La Iglesia es un jardín matizado de infinidad de flores; y así, conviene que las haya de diversa extensión, de variados colores, de distintos olores y, en suma, de diferentes perfecciones. Cada cual tiene su valor, su gracia y su esmalte, y todas en conjunto forman una agradabilísima perfección de hermosura. Además, no creamos jamás hallar una razón más plausible de la voluntad de Dios que su misma voluntad, la que es sobradamente razonable y aun la razón de todas las razones, la regla de toda bondad, la ley de toda equidad.»

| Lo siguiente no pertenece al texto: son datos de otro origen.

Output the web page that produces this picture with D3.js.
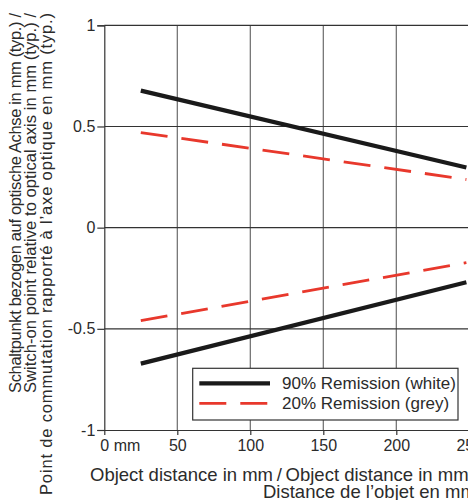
<!DOCTYPE html>
<html><head><meta charset="utf-8">
<script src="https://cdn.jsdelivr.net/npm/d3@7"></script>
<style>
html,body{margin:0;padding:0;background:#fff;}
svg{display:block;font-family:"Liberation Sans",Arial,sans-serif;}
</style></head>
<body>
<svg id="chart" width="468" height="500"></svg>
<script>
// ---- data ----
const distances = [25, 248];
const white90Upper = [0.677, 0.297];
const grey20Upper = [0.47, 0.238];
const white90Lower = [-0.672, -0.27];
const grey20Lower = [-0.46, -0.173];
const xTicks = [0, 50, 100, 150, 200, 250];
const yTicks = [-1, -0.5, 0, 0.5, 1];
const yTickLabels = ["-1", "-0.5", "0", "0.5", "1"];
const legendLabels = ["90% Remission (white)", "20% Remission (grey)"];
const yTitleLines = [
  "Schaltpunkt bezogen auf optische Achse in mm (typ.) /",
  "Switch-on point relative to optical axis in mm (typ.) /",
  "Point de commutation rapporté à l’axe optique en mm (typ.)"
];
const xTitleLines = [
  "Object distance in mm\u2009/\u2009Object distance in mm /",
  "Distance de l’objet en mm"
];

const svg = d3.select("#chart");
const x = d3.scaleLinear().domain([0, 250]).range([104.3, 469.3]);
const y = d3.scaleLinear().domain([-1, 1]).range([430, 25.3]);
const textCol = "#2b2b2b";

// vertical gridlines
svg.append("g").selectAll("line").data(xTicks.filter(d => d > 0 && d < 250)).join("line")
  .attr("x1", d => x(d)).attr("x2", d => x(d))
  .attr("y1", y(1)).attr("y2", y(-1))
  .attr("stroke", "#6a6a6a").attr("stroke-width", 1.2);

// horizontal gridlines (incl. top border)
svg.append("g").selectAll("line").data(yTicks.filter(d => d > -1)).join("line")
  .attr("x1", x(0)).attr("x2", 468)
  .attr("y1", d => y(d)).attr("y2", d => y(d))
  .attr("stroke", "#333").attr("stroke-width", 1.2);

// y axis
const yAxis = d3.axisLeft(y).tickValues(yTicks).tickSize(7).tickPadding(2)
  .tickFormat((d, i) => yTickLabels[i]);
const gy = svg.append("g").attr("transform", `translate(${x(0)},0)`).call(yAxis);
gy.select(".domain").attr("stroke", "#333").attr("stroke-width", 1.2);
gy.selectAll(".tick line").attr("stroke", "#333").attr("stroke-width", 1.2);
gy.selectAll(".tick text").attr("font-size", 16).attr("fill", textCol)
  .attr("font-family", "Liberation Sans, Arial, sans-serif");

// x axis
const xAxis = d3.axisBottom(x).tickValues(xTicks).tickSizeInner(5).tickSizeOuter(0).tickPadding(5)
  .tickFormat(d => d === 0 ? "0 mm" : String(d));
const gx = svg.append("g").attr("transform", `translate(0,${y(-1)})`).call(xAxis);
gx.select(".domain").attr("stroke", "#333").attr("stroke-width", 1.2);
gx.selectAll(".tick line").attr("stroke", "#333").attr("stroke-width", 1.2);
gx.selectAll(".tick text").attr("font-size", 16).attr("fill", textCol)
  .attr("font-family", "Liberation Sans, Arial, sans-serif");
gx.selectAll(".tick text").filter(d => d === 0).attr("text-anchor", "start").attr("x", -4.5);

// series lines
const line = d3.line().x(d => x(d[0])).y(d => y(d[1]));
const series = [
  {vals: grey20Upper, color: "#e8382c", w: 2.8, dash: "27,14"},
  {vals: grey20Lower, color: "#e8382c", w: 2.8, dash: "27,14"},
  {vals: white90Upper, color: "#1a1a1a", w: 4.2, dash: null},
  {vals: white90Lower, color: "#1a1a1a", w: 4.2, dash: null}
];
series.forEach(s => {
  svg.append("path").datum(distances.map((d, i) => [d, s.vals[i]]))
    .attr("d", line).attr("fill", "none")
    .attr("stroke", s.color).attr("stroke-width", s.w)
    .attr("stroke-dasharray", s.dash);
});

// legend
const lg = svg.append("g");
lg.append("rect").attr("x", 192.7).attr("y", 368.3).attr("width", 265.3).attr("height", 51.7)
  .attr("fill", "#fff").attr("stroke", "#333").attr("stroke-width", 1.2);
const legendStyles = [
  {color: "#1a1a1a", w: 4.2, dash: null},
  {color: "#e8382c", w: 2.8, dash: "27,14"}
];
legendLabels.forEach((lab, i) => {
  const cy = 383.3 + i * 20;
  lg.append("line").attr("x1", 199.3).attr("x2", 270).attr("y1", cy).attr("y2", cy)
    .attr("stroke", legendStyles[i].color).attr("stroke-width", legendStyles[i].w)
    .attr("stroke-dasharray", legendStyles[i].dash);
  lg.append("text").attr("x", 282).attr("y", cy).attr("dy", "0.35em")
    .attr("font-size", 17).attr("fill", textCol).text(lab);
});

// y title
const yTitleLengths = [380, 380, 482];
const yt = svg.append("g");
yTitleLines.forEach((t, i) => {
  yt.append("text")
    .attr("transform", `translate(${20.5 + i * 15.5},13) rotate(-90)`)
    .attr("text-anchor", "end").attr("font-size", 16.5).attr("fill", textCol)
    .attr("textLength", yTitleLengths[i]).attr("lengthAdjust", "spacing")
    .text(t);
});

// x title
svg.append("text").attr("x", 90).attr("y", 481).attr("font-size", 18.5).attr("fill", textCol).text(xTitleLines[0]);
svg.append("text").attr("x", 263).attr("y", 498).attr("font-size", 18.5).attr("fill", textCol).text(xTitleLines[1]);
</script>
</body></html>
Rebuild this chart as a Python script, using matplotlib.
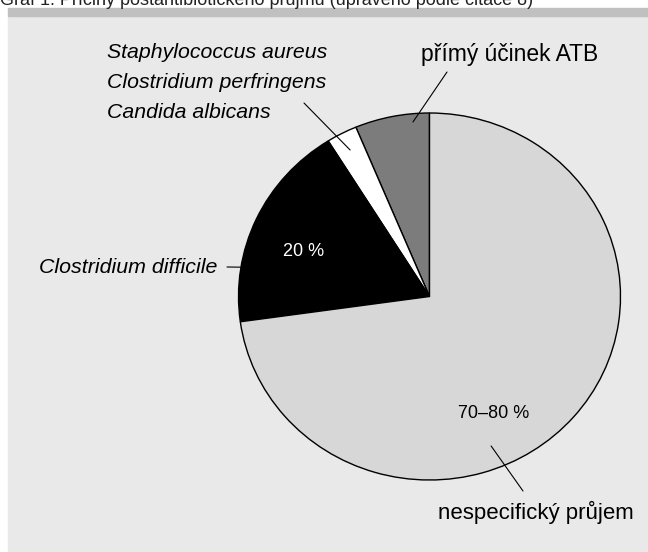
import numpy as np
import matplotlib
matplotlib.use("Agg")
import matplotlib.pyplot as plt
from matplotlib.patches import Rectangle

plt.rcParams['font.family'] = ['Liberation Sans', 'DejaVu Sans']

# share of each cause (%)
labels = ['přímý účinek ATB',
          'Staphylococcus aureus\nClostridium perfringens\nCandida albicans',
          'Clostridium difficile',
          'nespecifický průjem']
shares = [6.3, 2.6, 18.3, 72.8]
colors = ['#7b7c7b', '#ffffff', '#000000', '#d7d7d7']
inner_labels = ['', '', '20 %', '70–80 %']

W, H = 648, 552
fig = plt.figure(figsize=(W / 100, H / 100), dpi=100)
fig.patch.set_facecolor('white')

def px(x, y):
    # pixel position (from top-left) -> figure fraction
    return (x / W, 1 - y / H)

# page decoration: gray strip and panel background
fig.patches.append(Rectangle(px(8, 552), (W - 8) / W, 537 / H,
                             transform=fig.transFigure, color='#e9e9e9', zorder=-10))
fig.patches.append(Rectangle(px(8, 16), (W - 8) / W, 8 / H,
                             transform=fig.transFigure, color='#c0c0c0', zorder=-10))
# caption, cut off at the top edge like in the scan
fig.text(*px(0, 5), 'Graf 1. Příčiny postantibiotického průjmu (upraveno podle citace 8)',
         fontsize=13, va='baseline', ha='left', color='#222222')

# pie (slightly wider than tall, as in the scan)
cx, cy, rx, ry = 429.5, 296.5, 191, 183.5
ax = fig.add_axes([(cx - rx) / W, (H - cy - ry) / H, 2 * rx / W, 2 * ry / H])
wedges, _ = ax.pie(shares, colors=colors, startangle=90, counterclock=True,
                   wedgeprops=dict(edgecolor='black', linewidth=1.0))
ax.set_aspect('auto')
ax.set_xlim(-1, 1)
ax.set_ylim(-1, 1)
ax.axis('off')

def polar(angle_deg, r):
    a = np.deg2rad(angle_deg)
    return (r * np.cos(a), r * np.sin(a))

# leader lines: (angle, radius) on the pie -> label end in pixels
leaders = [((95.2, 0.955), (447, 72)),
           ((117.5, 0.90), (304, 103)),
           ((170.8, 1.0), (227, 267)),
           ((291.6, 0.876), (523, 491))]
for (ang, r), end in leaders:
    ax.annotate('', xy=polar(ang, r), xycoords='data',
                xytext=px(*end), textcoords='figure fraction',
                arrowprops=dict(arrowstyle='-', color='black', lw=0.8,
                                shrinkA=0, shrinkB=0))

fig.text(*px(510, 61), labels[0], fontsize=16.5, ha='center', va='baseline')
for i, line in enumerate(labels[1].split('\n')):
    fig.text(*px(107, 58 + 30 * i), line, fontsize=15.3, style='italic',
             ha='left', va='baseline')
fig.text(*px(217, 273), labels[2], fontsize=15.4, style='italic', ha='right', va='baseline')
fig.text(*px(536, 519), labels[3], fontsize=16, ha='center', va='baseline')

ax.text(-0.661, 0.243, inner_labels[2], color='white', fontsize=13, ha='center', va='center')
ax.text(0.338, -0.640, inner_labels[3], color='black', fontsize=13, ha='center', va='center')

fig.savefig('out.png', dpi=100)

En consecuencia, un alma que practica bien el santo abandono, deja a Dios la determinación del grado de santidad que ha de alcanzar en la tierra, de las gracias extraordinarias de que esta santidad pueda estar acompañada aquí abajo y de la gloria con que ha de ser coronada en el cielo. Si Nuestro Señor eleva en poco tiempo a alguno de sus amigos a la más alta perfección, si les prodiga señalados favores, luces sorprendentes, sentimientos elevadísimos de devoción, no por esto siente celos, sino que, muy al contrario, se regocija de todo esto por Dios y por las almas. En lugar de dar cabida a la tristeza malsana o a los deseos vanos, mantiénese firme en el abandono; y con esto, el grado de gloria a que aspira es precisamente el que Dios le ha destinado. Mas hace cuanto de sí depende con ánimo y perseverancia, a fin de no quedarse en plano inferior a ese grado de santidad, que es el objeto de todos sus deseos.